/---

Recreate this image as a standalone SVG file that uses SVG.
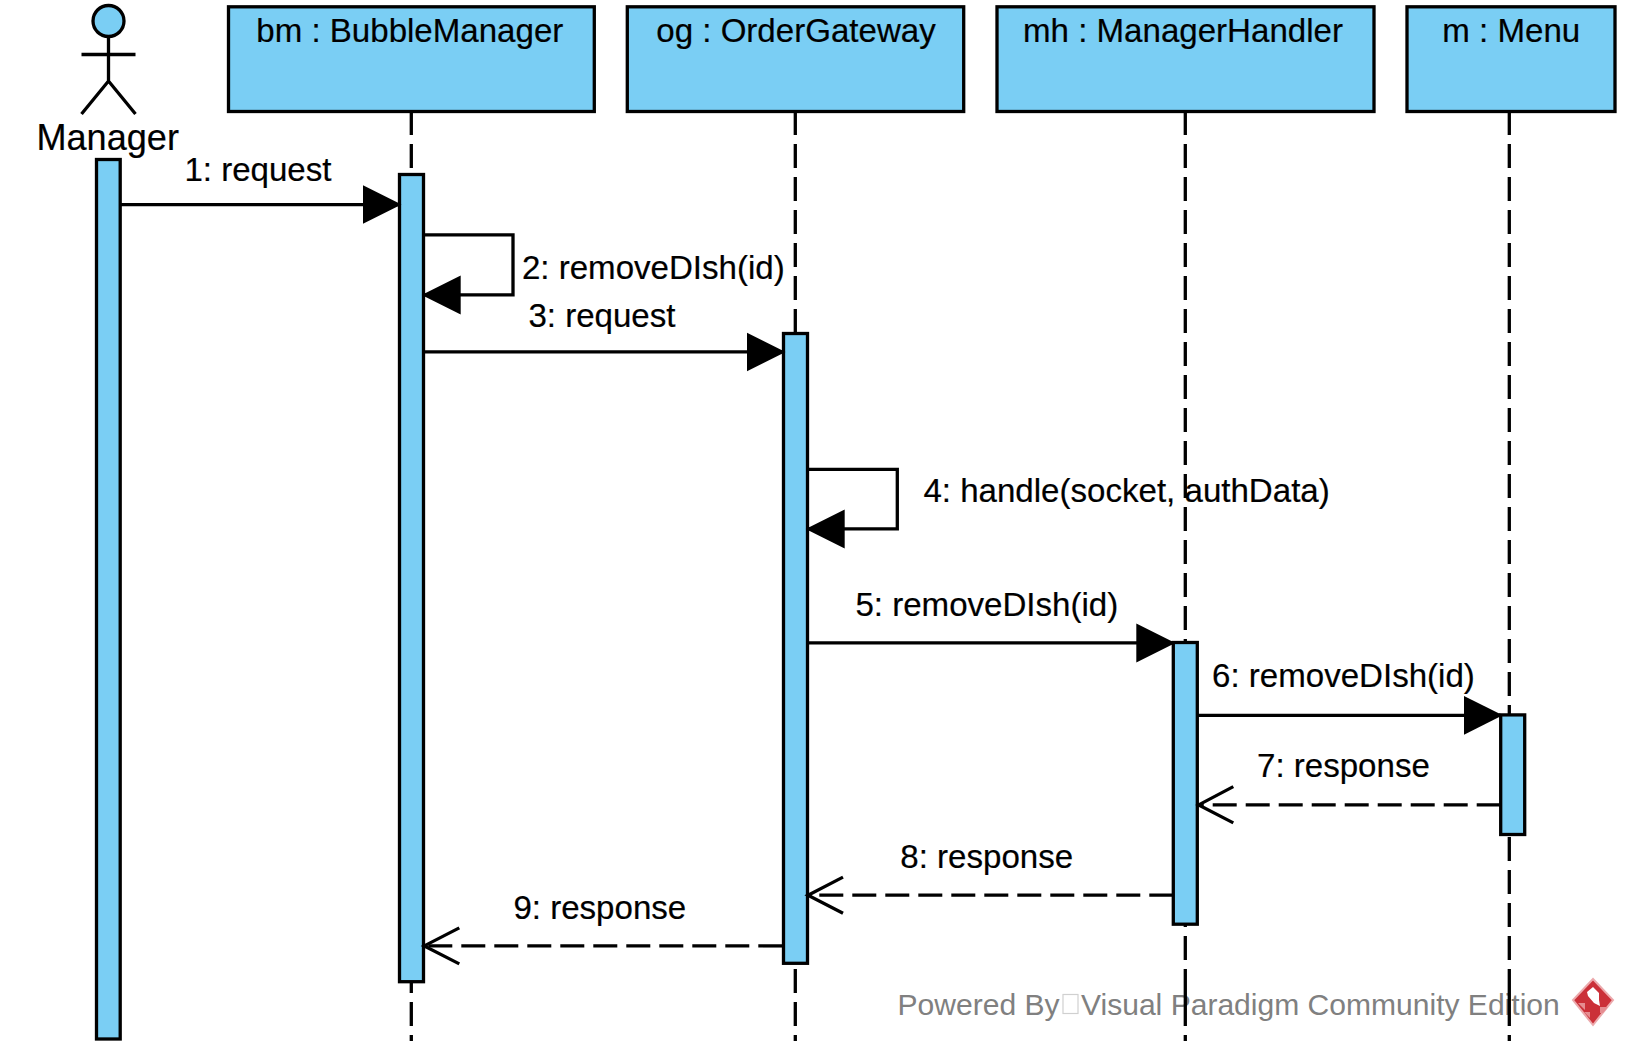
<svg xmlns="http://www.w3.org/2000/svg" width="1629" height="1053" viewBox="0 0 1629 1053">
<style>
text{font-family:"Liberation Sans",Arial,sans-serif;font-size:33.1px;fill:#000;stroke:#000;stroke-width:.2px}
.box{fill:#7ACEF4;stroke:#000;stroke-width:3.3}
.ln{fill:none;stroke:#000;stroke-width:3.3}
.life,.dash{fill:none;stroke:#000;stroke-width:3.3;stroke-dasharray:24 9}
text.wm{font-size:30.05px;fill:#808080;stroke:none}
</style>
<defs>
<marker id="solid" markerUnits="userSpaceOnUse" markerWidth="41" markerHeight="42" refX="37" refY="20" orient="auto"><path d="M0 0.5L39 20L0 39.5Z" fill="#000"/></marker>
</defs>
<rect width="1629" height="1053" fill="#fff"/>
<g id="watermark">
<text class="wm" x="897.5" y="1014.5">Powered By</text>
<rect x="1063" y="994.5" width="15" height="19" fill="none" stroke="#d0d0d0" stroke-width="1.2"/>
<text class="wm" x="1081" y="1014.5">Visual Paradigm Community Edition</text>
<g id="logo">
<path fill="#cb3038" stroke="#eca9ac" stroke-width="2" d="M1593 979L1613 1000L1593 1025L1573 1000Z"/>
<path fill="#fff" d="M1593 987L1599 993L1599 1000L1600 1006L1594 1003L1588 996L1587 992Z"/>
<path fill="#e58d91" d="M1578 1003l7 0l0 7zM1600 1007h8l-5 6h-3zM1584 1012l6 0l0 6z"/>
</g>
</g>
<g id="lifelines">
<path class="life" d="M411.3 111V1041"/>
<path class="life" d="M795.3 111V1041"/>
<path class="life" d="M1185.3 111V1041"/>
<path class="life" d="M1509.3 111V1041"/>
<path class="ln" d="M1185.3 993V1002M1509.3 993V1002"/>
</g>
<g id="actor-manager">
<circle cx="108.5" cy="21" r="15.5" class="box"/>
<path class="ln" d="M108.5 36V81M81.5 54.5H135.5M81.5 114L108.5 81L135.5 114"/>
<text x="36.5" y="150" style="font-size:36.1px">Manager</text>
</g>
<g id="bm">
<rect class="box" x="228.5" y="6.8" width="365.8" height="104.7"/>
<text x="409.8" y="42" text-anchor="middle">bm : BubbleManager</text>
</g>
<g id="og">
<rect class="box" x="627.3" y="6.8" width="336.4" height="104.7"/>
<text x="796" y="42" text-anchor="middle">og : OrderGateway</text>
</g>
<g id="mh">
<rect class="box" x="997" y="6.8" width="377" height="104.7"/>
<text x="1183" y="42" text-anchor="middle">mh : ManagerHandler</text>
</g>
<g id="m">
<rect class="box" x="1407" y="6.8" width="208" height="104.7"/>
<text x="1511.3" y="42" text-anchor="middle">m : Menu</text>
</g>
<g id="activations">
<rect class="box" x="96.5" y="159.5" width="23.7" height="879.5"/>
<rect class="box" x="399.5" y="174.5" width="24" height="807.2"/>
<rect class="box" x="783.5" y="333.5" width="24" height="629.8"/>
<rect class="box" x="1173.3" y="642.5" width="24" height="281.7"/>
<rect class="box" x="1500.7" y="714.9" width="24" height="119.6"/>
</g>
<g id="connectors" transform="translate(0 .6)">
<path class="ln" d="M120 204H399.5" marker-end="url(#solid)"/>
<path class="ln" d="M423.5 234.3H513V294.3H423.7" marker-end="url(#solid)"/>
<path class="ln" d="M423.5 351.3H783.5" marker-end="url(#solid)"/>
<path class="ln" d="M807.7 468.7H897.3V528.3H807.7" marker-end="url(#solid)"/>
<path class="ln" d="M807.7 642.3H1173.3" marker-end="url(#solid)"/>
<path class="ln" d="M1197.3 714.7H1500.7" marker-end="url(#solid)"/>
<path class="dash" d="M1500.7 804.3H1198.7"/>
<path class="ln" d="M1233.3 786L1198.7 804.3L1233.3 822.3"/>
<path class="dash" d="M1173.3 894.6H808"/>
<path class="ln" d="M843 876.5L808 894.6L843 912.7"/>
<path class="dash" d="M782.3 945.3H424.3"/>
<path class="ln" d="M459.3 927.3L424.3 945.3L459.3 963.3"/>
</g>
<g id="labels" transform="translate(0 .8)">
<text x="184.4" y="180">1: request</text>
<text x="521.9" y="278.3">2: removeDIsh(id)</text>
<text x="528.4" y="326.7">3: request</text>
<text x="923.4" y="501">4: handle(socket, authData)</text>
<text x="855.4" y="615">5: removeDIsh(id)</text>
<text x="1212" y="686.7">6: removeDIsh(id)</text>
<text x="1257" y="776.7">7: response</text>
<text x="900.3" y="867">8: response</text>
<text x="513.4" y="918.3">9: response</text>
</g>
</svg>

\---

## Given instruction
Repeat the lines above exactly, and keep every picture out.

## Written solution
Recreate this image as a standalone SVG file that uses SVG.
<svg xmlns="http://www.w3.org/2000/svg" width="1629" height="1053" viewBox="0 0 1629 1053">
<style>
text{font-family:"Liberation Sans",Arial,sans-serif;font-size:33.1px;fill:#000;stroke:#000;stroke-width:.2px}
.box{fill:#7ACEF4;stroke:#000;stroke-width:3.3}
.ln{fill:none;stroke:#000;stroke-width:3.3}
.life,.dash{fill:none;stroke:#000;stroke-width:3.3;stroke-dasharray:24 9}
text.wm{font-size:30.05px;fill:#808080;stroke:none}
</style>
<defs>
<marker id="solid" markerUnits="userSpaceOnUse" markerWidth="41" markerHeight="42" refX="37" refY="20" orient="auto"><path d="M0 0.5L39 20L0 39.5Z" fill="#000"/></marker>
</defs>
<rect width="1629" height="1053" fill="#fff"/>
<g id="watermark">
<text class="wm" x="897.5" y="1014.5">Powered By</text>
<rect x="1063" y="994.5" width="15" height="19" fill="none" stroke="#d0d0d0" stroke-width="1.2"/>
<text class="wm" x="1081" y="1014.5">Visual Paradigm Community Edition</text>
<g id="logo">
<path fill="#cb3038" stroke="#eca9ac" stroke-width="2" d="M1593 979L1613 1000L1593 1025L1573 1000Z"/>
<path fill="#fff" d="M1593 987L1599 993L1599 1000L1600 1006L1594 1003L1588 996L1587 992Z"/>
<path fill="#e58d91" d="M1578 1003l7 0l0 7zM1600 1007h8l-5 6h-3zM1584 1012l6 0l0 6z"/>
</g>
</g>
<g id="lifelines">
<path class="life" d="M411.3 111V1041"/>
<path class="life" d="M795.3 111V1041"/>
<path class="life" d="M1185.3 111V1041"/>
<path class="life" d="M1509.3 111V1041"/>
<path class="ln" d="M1185.3 993V1002M1509.3 993V1002"/>
</g>
<g id="actor-manager">
<circle cx="108.5" cy="21" r="15.5" class="box"/>
<path class="ln" d="M108.5 36V81M81.5 54.5H135.5M81.5 114L108.5 81L135.5 114"/>
<text x="36.5" y="150" style="font-size:36.1px">Manager</text>
</g>
<g id="bm">
<rect class="box" x="228.5" y="6.8" width="365.8" height="104.7"/>
<text x="409.8" y="42" text-anchor="middle">bm : BubbleManager</text>
</g>
<g id="og">
<rect class="box" x="627.3" y="6.8" width="336.4" height="104.7"/>
<text x="796" y="42" text-anchor="middle">og : OrderGateway</text>
</g>
<g id="mh">
<rect class="box" x="997" y="6.8" width="377" height="104.7"/>
<text x="1183" y="42" text-anchor="middle">mh : ManagerHandler</text>
</g>
<g id="m">
<rect class="box" x="1407" y="6.8" width="208" height="104.7"/>
<text x="1511.3" y="42" text-anchor="middle">m : Menu</text>
</g>
<g id="activations">
<rect class="box" x="96.5" y="159.5" width="23.7" height="879.5"/>
<rect class="box" x="399.5" y="174.5" width="24" height="807.2"/>
<rect class="box" x="783.5" y="333.5" width="24" height="629.8"/>
<rect class="box" x="1173.3" y="642.5" width="24" height="281.7"/>
<rect class="box" x="1500.7" y="714.9" width="24" height="119.6"/>
</g>
<g id="connectors" transform="translate(0 .6)">
<path class="ln" d="M120 204H399.5" marker-end="url(#solid)"/>
<path class="ln" d="M423.5 234.3H513V294.3H423.7" marker-end="url(#solid)"/>
<path class="ln" d="M423.5 351.3H783.5" marker-end="url(#solid)"/>
<path class="ln" d="M807.7 468.7H897.3V528.3H807.7" marker-end="url(#solid)"/>
<path class="ln" d="M807.7 642.3H1173.3" marker-end="url(#solid)"/>
<path class="ln" d="M1197.3 714.7H1500.7" marker-end="url(#solid)"/>
<path class="dash" d="M1500.7 804.3H1198.7"/>
<path class="ln" d="M1233.3 786L1198.7 804.3L1233.3 822.3"/>
<path class="dash" d="M1173.3 894.6H808"/>
<path class="ln" d="M843 876.5L808 894.6L843 912.7"/>
<path class="dash" d="M782.3 945.3H424.3"/>
<path class="ln" d="M459.3 927.3L424.3 945.3L459.3 963.3"/>
</g>
<g id="labels" transform="translate(0 .8)">
<text x="184.4" y="180">1: request</text>
<text x="521.9" y="278.3">2: removeDIsh(id)</text>
<text x="528.4" y="326.7">3: request</text>
<text x="923.4" y="501">4: handle(socket, authData)</text>
<text x="855.4" y="615">5: removeDIsh(id)</text>
<text x="1212" y="686.7">6: removeDIsh(id)</text>
<text x="1257" y="776.7">7: response</text>
<text x="900.3" y="867">8: response</text>
<text x="513.4" y="918.3">9: response</text>
</g>
</svg>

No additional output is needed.